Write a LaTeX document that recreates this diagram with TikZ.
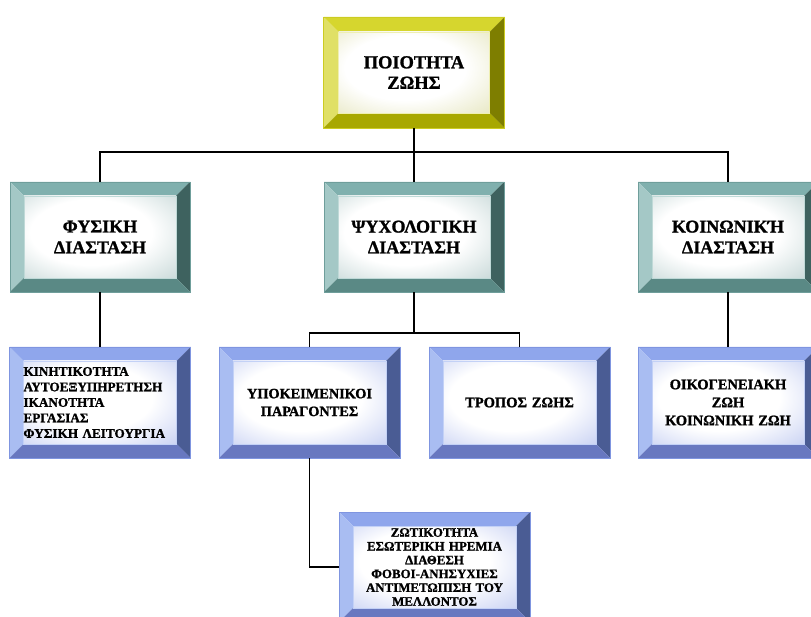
\documentclass[tikz,border=0pt]{standalone}
\usepackage{fontspec}
\setmainfont{Liberation Serif}[BoldFont={Liberation Serif Bold},BoldFeatures={FakeBold=1.2}]
\definecolor{yTop}{HTML}{D6D62E}
\definecolor{yLeft}{HTML}{E0E066}
\definecolor{yRight}{HTML}{7E7E00}
\definecolor{yBot}{HTML}{A8A800}
\definecolor{yBord}{HTML}{CCCC22}
\definecolor{yFace}{HTML}{CDCD80}
\definecolor{tTop}{HTML}{80B0AE}
\definecolor{tLeft}{HTML}{A4C8C6}
\definecolor{tRight}{HTML}{3E625F}
\definecolor{tBot}{HTML}{5A8985}
\definecolor{tBord}{HTML}{6F9E9B}
\definecolor{tFace}{HTML}{8CAFAE}
\definecolor{bTop}{HTML}{8FA6EC}
\definecolor{bLeft}{HTML}{A9BDF2}
\definecolor{bRight}{HTML}{4A5C94}
\definecolor{bBot}{HTML}{6878C0}
\definecolor{bBord}{HTML}{7F95E0}
\definecolor{bFace}{HTML}{8C9FE6}
\begin{document}
\pgfdeclareradialshading[facecol]{facefade}{\pgfpoint{-4bp}{4bp}}{color(0bp)=(white); color(20bp)=(white); color(48bp)=(facecol!70!white); color(72bp)=(facecol)}
\newcommand\bevelpic[7]{%
\fill[#1] (path picture bounding box.north west) -- (path picture bounding box.north east) -- ([shift={(-#6,-#6)}]path picture bounding box.north east) -- ([shift={(#6,-#6)}]path picture bounding box.north west) -- cycle;
\fill[#2] (path picture bounding box.north west) -- ([shift={(#6,-#6)}]path picture bounding box.north west) -- ([shift={(#6,#6)}]path picture bounding box.south west) -- (path picture bounding box.south west) -- cycle;
\fill[#3] (path picture bounding box.north east) -- ([shift={(-#6,-#6)}]path picture bounding box.north east) -- ([shift={(-#6,#6)}]path picture bounding box.south east) -- (path picture bounding box.south east) -- cycle;
\fill[#4] (path picture bounding box.south west) -- ([shift={(#6,#6)}]path picture bounding box.south west) -- ([shift={(-#6,#6)}]path picture bounding box.south east) -- (path picture bounding box.south east) -- cycle;
\colorlet{facecol}{#5}%
\shade[shading=facefade, draw=#7, line width=0.6pt] ([shift={(#6,-#6)}]path picture bounding box.north west) rectangle ([shift={(-#6,#6)}]path picture bounding box.south east);
}
\tikzset{
  box/.style={rectangle, inner sep=0pt, minimum width=181pt, minimum height=111pt, text width=165pt, align=center, line width=0.8pt},
  yellowbox/.style={box, draw=yBord, path picture={\bevelpic{yTop}{yLeft}{yRight}{yBot}{yFace}{15pt}{yLeft!50!white}}},
  tealbox/.style={box, draw=tBord, path picture={\bevelpic{tTop}{tLeft}{tRight}{tBot}{tFace}{14pt}{tLeft!70!white}}},
  bluebox/.style={box, draw=bBord, path picture={\bevelpic{bTop}{bLeft}{bRight}{bBot}{bFace}{14pt}{bLeft!70!white}}},
  conn/.style={draw=black, line width=1.6pt}
}
\begin{tikzpicture}[x=1pt,y=-1pt]
\useasboundingbox (0,0) rectangle (811,617);
\clip (0,0) rectangle (811,617);
\node[yellowbox, font=\bfseries\fontsize{18.4}{20.5}\selectfont] (top) at (414,72.5) {ΠΟΙΟΤΗΤΑ\\ΖΩΗΣ};
\node[tealbox, minimum width=180pt, minimum height=110pt, font=\bfseries\fontsize{18}{20.8}\selectfont] (fys) at (100,237) {ΦΥΣΙΚΗ\\ΔΙΑΣΤΑΣΗ};
\node[tealbox, minimum width=180pt, minimum height=110pt, font=\bfseries\fontsize{18}{20.8}\selectfont] (psy) at (414,237) {ΨΥΧΟΛΟΓΙΚΗ\\ΔΙΑΣΤΑΣΗ};
\node[tealbox, minimum width=180pt, minimum height=110pt, font=\bfseries\fontsize{18}{20.8}\selectfont] (soc) at (728,237) {ΚΟΙΝΩΝΙΚΉ\\ΔΙΑΣΤΑΣΗ};
\node[bluebox, text width=153pt, align=left, font=\bfseries\fontsize{13.2}{15.5}\selectfont] (fysd) at (100,402.5) {ΚΙΝΗΤΙΚΟΤΗΤΑ\\ΑΥΤΟΕΞΥΠΗΡΕΤΗΣΗ\\ΙΚΑΝΟΤΗΤΑ\\ΕΡΓΑΣΙΑΣ\\ΦΥΣΙΚΗ ΛΕΙΤΟΥΡΓΙΑ};
\node[bluebox, font=\bfseries\fontsize{14.3}{17.8}\selectfont] (ypo) at (309.5,402.5) {ΥΠΟΚΕΙΜΕΝΙΚΟΙ\\ΠΑΡΑΓΟΝΤΕΣ};
\node[bluebox, font=\bfseries\fontsize{14.5}{18}\selectfont] (tro) at (519.5,402.5) {ΤΡΟΠΟΣ ΖΩΗΣ};
\node[bluebox, minimum width=180pt, font=\bfseries\fontsize{14.5}{18}\selectfont] (socd) at (728,402.5) {ΟΙΚΟΓΕΝΕΙΑΚΗ\\ΖΩΗ\\ΚΟΙΝΩΝΙΚΗ ΖΩΗ};
\node[bluebox, minimum width=191pt, minimum height=110pt, text width=175pt, font=\bfseries\fontsize{12.9}{13.8}\selectfont] (zot) at (434.5,567) {ΖΩΤΙΚΟΤΗΤΑ\\ΕΣΩΤΕΡΙΚΗ ΗΡΕΜΙΑ\\ΔΙΑΘΕΣΗ\\ΦΟΒΟΙ-ΑΝΗΣΥΧΙΕΣ\\ΑΝΤΙΜΕΤΩΠΙΣΗ ΤΟΥ\\ΜΕΛΛΟΝΤΟΣ};
\coordinate (bus) at (414,152);
\coordinate (bustwo) at (414,333);
\draw[conn] (top.south) -- (bus);
\draw[conn] (fys.north) -- (fys.north |- bus) -- (soc.north |- bus) -- (soc.north);
\draw[conn] (bus) -- (psy.north);
\draw[conn] (fys.south) -- (fysd.north);
\draw[conn] (soc.south) -- (socd.north);
\draw[conn] (psy.south) -- (bustwo);
\draw[conn] (ypo.north) -- (ypo.north |- bustwo) -- (tro.north |- bustwo) -- (tro.north);
\draw[conn] (ypo.south) |- (zot.west);
\end{tikzpicture}
\end{document}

----------

* WHAT YOU WILL DO: Reproduce the material word for word. Any pictures should be left out of the copy.

* THE RESPONSE:
Write a LaTeX document that recreates this diagram with TikZ.
\documentclass[tikz,border=0pt]{standalone}
\usepackage{fontspec}
\setmainfont{Liberation Serif}[BoldFont={Liberation Serif Bold},BoldFeatures={FakeBold=1.2}]
\definecolor{yTop}{HTML}{D6D62E}
\definecolor{yLeft}{HTML}{E0E066}
\definecolor{yRight}{HTML}{7E7E00}
\definecolor{yBot}{HTML}{A8A800}
\definecolor{yBord}{HTML}{CCCC22}
\definecolor{yFace}{HTML}{CDCD80}
\definecolor{tTop}{HTML}{80B0AE}
\definecolor{tLeft}{HTML}{A4C8C6}
\definecolor{tRight}{HTML}{3E625F}
\definecolor{tBot}{HTML}{5A8985}
\definecolor{tBord}{HTML}{6F9E9B}
\definecolor{tFace}{HTML}{8CAFAE}
\definecolor{bTop}{HTML}{8FA6EC}
\definecolor{bLeft}{HTML}{A9BDF2}
\definecolor{bRight}{HTML}{4A5C94}
\definecolor{bBot}{HTML}{6878C0}
\definecolor{bBord}{HTML}{7F95E0}
\definecolor{bFace}{HTML}{8C9FE6}
\begin{document}
\pgfdeclareradialshading[facecol]{facefade}{\pgfpoint{-4bp}{4bp}}{color(0bp)=(white); color(20bp)=(white); color(48bp)=(facecol!70!white); color(72bp)=(facecol)}
\newcommand\bevelpic[7]{%
\fill[#1] (path picture bounding box.north west) -- (path picture bounding box.north east) -- ([shift={(-#6,-#6)}]path picture bounding box.north east) -- ([shift={(#6,-#6)}]path picture bounding box.north west) -- cycle;
\fill[#2] (path picture bounding box.north west) -- ([shift={(#6,-#6)}]path picture bounding box.north west) -- ([shift={(#6,#6)}]path picture bounding box.south west) -- (path picture bounding box.south west) -- cycle;
\fill[#3] (path picture bounding box.north east) -- ([shift={(-#6,-#6)}]path picture bounding box.north east) -- ([shift={(-#6,#6)}]path picture bounding box.south east) -- (path picture bounding box.south east) -- cycle;
\fill[#4] (path picture bounding box.south west) -- ([shift={(#6,#6)}]path picture bounding box.south west) -- ([shift={(-#6,#6)}]path picture bounding box.south east) -- (path picture bounding box.south east) -- cycle;
\colorlet{facecol}{#5}%
\shade[shading=facefade, draw=#7, line width=0.6pt] ([shift={(#6,-#6)}]path picture bounding box.north west) rectangle ([shift={(-#6,#6)}]path picture bounding box.south east);
}
\tikzset{
  box/.style={rectangle, inner sep=0pt, minimum width=181pt, minimum height=111pt, text width=165pt, align=center, line width=0.8pt},
  yellowbox/.style={box, draw=yBord, path picture={\bevelpic{yTop}{yLeft}{yRight}{yBot}{yFace}{15pt}{yLeft!50!white}}},
  tealbox/.style={box, draw=tBord, path picture={\bevelpic{tTop}{tLeft}{tRight}{tBot}{tFace}{14pt}{tLeft!70!white}}},
  bluebox/.style={box, draw=bBord, path picture={\bevelpic{bTop}{bLeft}{bRight}{bBot}{bFace}{14pt}{bLeft!70!white}}},
  conn/.style={draw=black, line width=1.6pt}
}
\begin{tikzpicture}[x=1pt,y=-1pt]
\useasboundingbox (0,0) rectangle (811,617);
\clip (0,0) rectangle (811,617);
\node[yellowbox, font=\bfseries\fontsize{18.4}{20.5}\selectfont] (top) at (414,72.5) {ΠΟΙΟΤΗΤΑ\\ΖΩΗΣ};
\node[tealbox, minimum width=180pt, minimum height=110pt, font=\bfseries\fontsize{18}{20.8}\selectfont] (fys) at (100,237) {ΦΥΣΙΚΗ\\ΔΙΑΣΤΑΣΗ};
\node[tealbox, minimum width=180pt, minimum height=110pt, font=\bfseries\fontsize{18}{20.8}\selectfont] (psy) at (414,237) {ΨΥΧΟΛΟΓΙΚΗ\\ΔΙΑΣΤΑΣΗ};
\node[tealbox, minimum width=180pt, minimum height=110pt, font=\bfseries\fontsize{18}{20.8}\selectfont] (soc) at (728,237) {ΚΟΙΝΩΝΙΚΉ\\ΔΙΑΣΤΑΣΗ};
\node[bluebox, text width=153pt, align=left, font=\bfseries\fontsize{13.2}{15.5}\selectfont] (fysd) at (100,402.5) {ΚΙΝΗΤΙΚΟΤΗΤΑ\\ΑΥΤΟΕΞΥΠΗΡΕΤΗΣΗ\\ΙΚΑΝΟΤΗΤΑ\\ΕΡΓΑΣΙΑΣ\\ΦΥΣΙΚΗ ΛΕΙΤΟΥΡΓΙΑ};
\node[bluebox, font=\bfseries\fontsize{14.3}{17.8}\selectfont] (ypo) at (309.5,402.5) {ΥΠΟΚΕΙΜΕΝΙΚΟΙ\\ΠΑΡΑΓΟΝΤΕΣ};
\node[bluebox, font=\bfseries\fontsize{14.5}{18}\selectfont] (tro) at (519.5,402.5) {ΤΡΟΠΟΣ ΖΩΗΣ};
\node[bluebox, minimum width=180pt, font=\bfseries\fontsize{14.5}{18}\selectfont] (socd) at (728,402.5) {ΟΙΚΟΓΕΝΕΙΑΚΗ\\ΖΩΗ\\ΚΟΙΝΩΝΙΚΗ ΖΩΗ};
\node[bluebox, minimum width=191pt, minimum height=110pt, text width=175pt, font=\bfseries\fontsize{12.9}{13.8}\selectfont] (zot) at (434.5,567) {ΖΩΤΙΚΟΤΗΤΑ\\ΕΣΩΤΕΡΙΚΗ ΗΡΕΜΙΑ\\ΔΙΑΘΕΣΗ\\ΦΟΒΟΙ-ΑΝΗΣΥΧΙΕΣ\\ΑΝΤΙΜΕΤΩΠΙΣΗ ΤΟΥ\\ΜΕΛΛΟΝΤΟΣ};
\coordinate (bus) at (414,152);
\coordinate (bustwo) at (414,333);
\draw[conn] (top.south) -- (bus);
\draw[conn] (fys.north) -- (fys.north |- bus) -- (soc.north |- bus) -- (soc.north);
\draw[conn] (bus) -- (psy.north);
\draw[conn] (fys.south) -- (fysd.north);
\draw[conn] (soc.south) -- (socd.north);
\draw[conn] (psy.south) -- (bustwo);
\draw[conn] (ypo.north) -- (ypo.north |- bustwo) -- (tro.north |- bustwo) -- (tro.north);
\draw[conn] (ypo.south) |- (zot.west);
\end{tikzpicture}
\end{document}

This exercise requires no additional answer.